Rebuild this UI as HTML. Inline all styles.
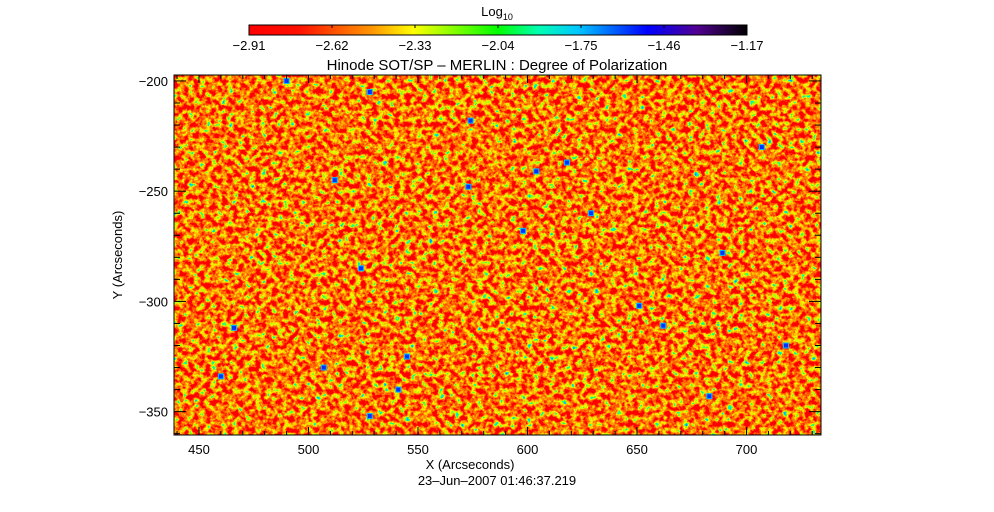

...

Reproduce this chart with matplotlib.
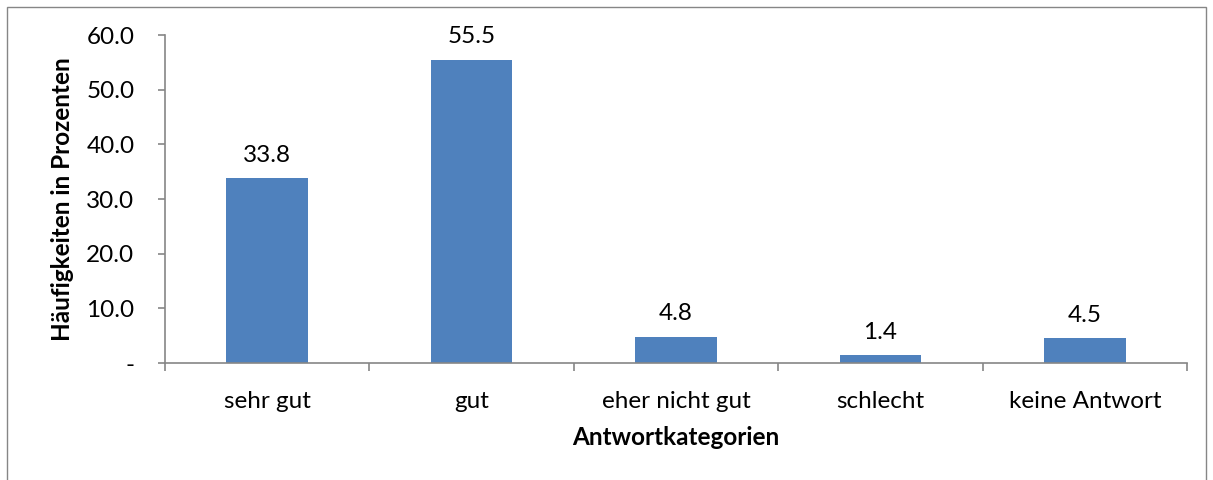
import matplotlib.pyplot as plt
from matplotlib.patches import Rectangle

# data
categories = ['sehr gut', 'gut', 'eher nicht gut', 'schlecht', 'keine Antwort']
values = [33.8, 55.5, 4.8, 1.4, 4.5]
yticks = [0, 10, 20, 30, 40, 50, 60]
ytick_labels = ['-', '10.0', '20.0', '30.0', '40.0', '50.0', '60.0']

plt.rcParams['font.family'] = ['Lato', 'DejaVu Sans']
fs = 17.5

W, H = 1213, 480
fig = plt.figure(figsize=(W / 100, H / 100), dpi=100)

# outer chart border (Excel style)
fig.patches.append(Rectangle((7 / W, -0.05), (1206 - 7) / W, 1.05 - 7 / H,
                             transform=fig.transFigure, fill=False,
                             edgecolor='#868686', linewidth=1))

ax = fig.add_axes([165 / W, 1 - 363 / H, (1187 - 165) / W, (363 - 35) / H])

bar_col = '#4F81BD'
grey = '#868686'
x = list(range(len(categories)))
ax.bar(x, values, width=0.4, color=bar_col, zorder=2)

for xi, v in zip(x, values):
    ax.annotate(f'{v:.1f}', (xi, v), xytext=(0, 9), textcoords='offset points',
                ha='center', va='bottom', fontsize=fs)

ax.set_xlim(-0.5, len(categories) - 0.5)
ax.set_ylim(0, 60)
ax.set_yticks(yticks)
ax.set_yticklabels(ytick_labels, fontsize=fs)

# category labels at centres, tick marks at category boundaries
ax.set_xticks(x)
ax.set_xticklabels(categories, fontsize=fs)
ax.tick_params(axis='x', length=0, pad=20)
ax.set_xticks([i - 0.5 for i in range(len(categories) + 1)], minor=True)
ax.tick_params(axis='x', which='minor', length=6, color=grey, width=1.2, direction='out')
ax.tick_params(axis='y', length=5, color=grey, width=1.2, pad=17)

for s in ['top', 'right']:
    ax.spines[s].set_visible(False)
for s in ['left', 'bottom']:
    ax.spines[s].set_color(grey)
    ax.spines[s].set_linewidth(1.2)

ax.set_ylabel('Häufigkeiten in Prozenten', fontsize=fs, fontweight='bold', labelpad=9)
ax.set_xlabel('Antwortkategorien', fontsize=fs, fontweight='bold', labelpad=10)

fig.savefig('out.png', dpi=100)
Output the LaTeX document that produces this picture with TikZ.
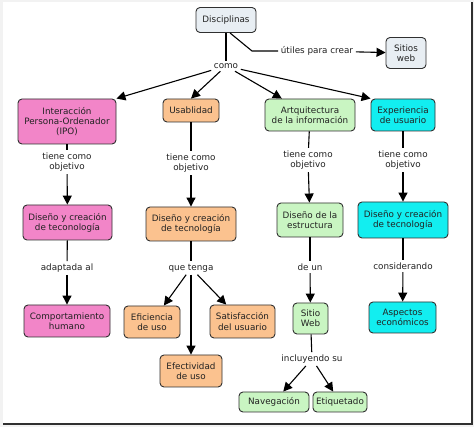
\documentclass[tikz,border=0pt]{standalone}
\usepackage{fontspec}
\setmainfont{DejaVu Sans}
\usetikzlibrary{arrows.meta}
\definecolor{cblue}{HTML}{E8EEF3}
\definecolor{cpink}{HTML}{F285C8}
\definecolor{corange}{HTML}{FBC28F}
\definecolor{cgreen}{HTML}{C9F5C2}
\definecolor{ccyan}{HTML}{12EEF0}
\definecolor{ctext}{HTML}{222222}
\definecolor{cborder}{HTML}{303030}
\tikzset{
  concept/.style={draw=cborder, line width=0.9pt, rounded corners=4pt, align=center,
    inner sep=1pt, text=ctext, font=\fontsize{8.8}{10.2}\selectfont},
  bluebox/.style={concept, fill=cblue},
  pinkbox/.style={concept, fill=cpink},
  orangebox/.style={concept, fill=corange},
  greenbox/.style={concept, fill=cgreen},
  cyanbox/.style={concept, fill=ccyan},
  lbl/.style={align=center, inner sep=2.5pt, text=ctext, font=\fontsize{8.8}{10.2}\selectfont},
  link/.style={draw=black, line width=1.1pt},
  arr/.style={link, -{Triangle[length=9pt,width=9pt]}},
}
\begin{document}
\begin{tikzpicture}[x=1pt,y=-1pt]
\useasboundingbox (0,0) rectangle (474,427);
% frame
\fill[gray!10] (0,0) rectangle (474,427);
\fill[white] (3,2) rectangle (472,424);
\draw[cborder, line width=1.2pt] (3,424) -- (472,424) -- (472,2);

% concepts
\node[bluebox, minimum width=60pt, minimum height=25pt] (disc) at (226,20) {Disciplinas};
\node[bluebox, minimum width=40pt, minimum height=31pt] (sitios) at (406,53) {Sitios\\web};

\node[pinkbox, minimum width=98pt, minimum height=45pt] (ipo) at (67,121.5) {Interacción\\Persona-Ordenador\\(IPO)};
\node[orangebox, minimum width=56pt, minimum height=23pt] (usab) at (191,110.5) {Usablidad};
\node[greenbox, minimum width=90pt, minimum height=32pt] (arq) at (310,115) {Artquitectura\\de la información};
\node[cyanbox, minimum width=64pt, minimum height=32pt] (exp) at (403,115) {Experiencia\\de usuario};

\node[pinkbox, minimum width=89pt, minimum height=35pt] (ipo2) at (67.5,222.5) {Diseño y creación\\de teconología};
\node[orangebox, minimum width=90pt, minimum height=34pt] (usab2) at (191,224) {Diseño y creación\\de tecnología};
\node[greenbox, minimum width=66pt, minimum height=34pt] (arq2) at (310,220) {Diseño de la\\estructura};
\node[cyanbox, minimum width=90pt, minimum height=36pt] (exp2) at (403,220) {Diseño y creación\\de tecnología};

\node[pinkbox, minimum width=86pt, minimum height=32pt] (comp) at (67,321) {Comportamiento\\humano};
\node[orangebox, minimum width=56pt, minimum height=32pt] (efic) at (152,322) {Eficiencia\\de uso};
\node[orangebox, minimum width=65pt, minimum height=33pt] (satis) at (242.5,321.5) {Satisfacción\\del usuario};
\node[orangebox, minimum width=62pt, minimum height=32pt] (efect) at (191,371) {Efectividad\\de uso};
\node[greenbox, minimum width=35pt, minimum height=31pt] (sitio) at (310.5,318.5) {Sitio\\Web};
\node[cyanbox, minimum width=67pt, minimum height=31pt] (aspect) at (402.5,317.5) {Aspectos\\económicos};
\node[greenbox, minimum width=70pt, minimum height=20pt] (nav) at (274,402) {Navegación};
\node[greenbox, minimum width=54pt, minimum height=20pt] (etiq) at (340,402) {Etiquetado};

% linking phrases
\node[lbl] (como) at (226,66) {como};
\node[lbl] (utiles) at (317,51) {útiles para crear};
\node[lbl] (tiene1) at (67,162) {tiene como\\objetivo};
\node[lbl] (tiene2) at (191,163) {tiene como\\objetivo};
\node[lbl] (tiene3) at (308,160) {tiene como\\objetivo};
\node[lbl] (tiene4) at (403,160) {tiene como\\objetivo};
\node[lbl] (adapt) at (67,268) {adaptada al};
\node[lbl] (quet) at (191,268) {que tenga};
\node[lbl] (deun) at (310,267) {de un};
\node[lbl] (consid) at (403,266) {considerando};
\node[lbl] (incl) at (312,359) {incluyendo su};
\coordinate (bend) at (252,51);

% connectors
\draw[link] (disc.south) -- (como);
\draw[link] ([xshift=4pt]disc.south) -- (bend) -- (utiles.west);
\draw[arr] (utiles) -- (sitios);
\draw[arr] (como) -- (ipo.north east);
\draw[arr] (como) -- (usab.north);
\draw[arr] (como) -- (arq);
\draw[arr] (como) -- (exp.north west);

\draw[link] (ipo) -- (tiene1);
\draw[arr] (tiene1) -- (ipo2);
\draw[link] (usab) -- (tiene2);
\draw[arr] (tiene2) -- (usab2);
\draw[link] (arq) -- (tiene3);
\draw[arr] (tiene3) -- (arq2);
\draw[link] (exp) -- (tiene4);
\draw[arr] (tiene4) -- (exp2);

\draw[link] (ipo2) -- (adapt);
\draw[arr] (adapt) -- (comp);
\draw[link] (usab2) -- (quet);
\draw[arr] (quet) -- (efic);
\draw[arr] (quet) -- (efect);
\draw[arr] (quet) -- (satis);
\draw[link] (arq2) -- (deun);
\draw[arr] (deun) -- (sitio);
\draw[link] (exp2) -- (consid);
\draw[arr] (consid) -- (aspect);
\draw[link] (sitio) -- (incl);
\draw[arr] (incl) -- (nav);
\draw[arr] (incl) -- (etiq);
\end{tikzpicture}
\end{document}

Problem description
Your task is to quote, unchanged, only the lines from the line bearing "Reproduce this chart with matplotlib." through the line bearing "ax.spines[s].set_linewidth(1.2)"; the pictures are not part of the copy.

Result
Reproduce this chart with matplotlib.
import matplotlib.pyplot as plt
from matplotlib.patches import Rectangle

# data
categories = ['sehr gut', 'gut', 'eher nicht gut', 'schlecht', 'keine Antwort']
values = [33.8, 55.5, 4.8, 1.4, 4.5]
yticks = [0, 10, 20, 30, 40, 50, 60]
ytick_labels = ['-', '10.0', '20.0', '30.0', '40.0', '50.0', '60.0']

plt.rcParams['font.family'] = ['Lato', 'DejaVu Sans']
fs = 17.5

W, H = 1213, 480
fig = plt.figure(figsize=(W / 100, H / 100), dpi=100)

# outer chart border (Excel style)
fig.patches.append(Rectangle((7 / W, -0.05), (1206 - 7) / W, 1.05 - 7 / H,
                             transform=fig.transFigure, fill=False,
                             edgecolor='#868686', linewidth=1))

ax = fig.add_axes([165 / W, 1 - 363 / H, (1187 - 165) / W, (363 - 35) / H])

bar_col = '#4F81BD'
grey = '#868686'
x = list(range(len(categories)))
ax.bar(x, values, width=0.4, color=bar_col, zorder=2)

for xi, v in zip(x, values):
    ax.annotate(f'{v:.1f}', (xi, v), xytext=(0, 9), textcoords='offset points',
                ha='center', va='bottom', fontsize=fs)

ax.set_xlim(-0.5, len(categories) - 0.5)
ax.set_ylim(0, 60)
ax.set_yticks(yticks)
ax.set_yticklabels(ytick_labels, fontsize=fs)

# category labels at centres, tick marks at category boundaries
ax.set_xticks(x)
ax.set_xticklabels(categories, fontsize=fs)
ax.tick_params(axis='x', length=0, pad=20)
ax.set_xticks([i - 0.5 for i in range(len(categories) + 1)], minor=True)
ax.tick_params(axis='x', which='minor', length=6, color=grey, width=1.2, direction='out')
ax.tick_params(axis='y', length=5, color=grey, width=1.2, pad=17)

for s in ['top', 'right']:
    ax.spines[s].set_visible(False)
for s in ['left', 'bottom']:
    ax.spines[s].set_color(grey)
    ax.spines[s].set_linewidth(1.2)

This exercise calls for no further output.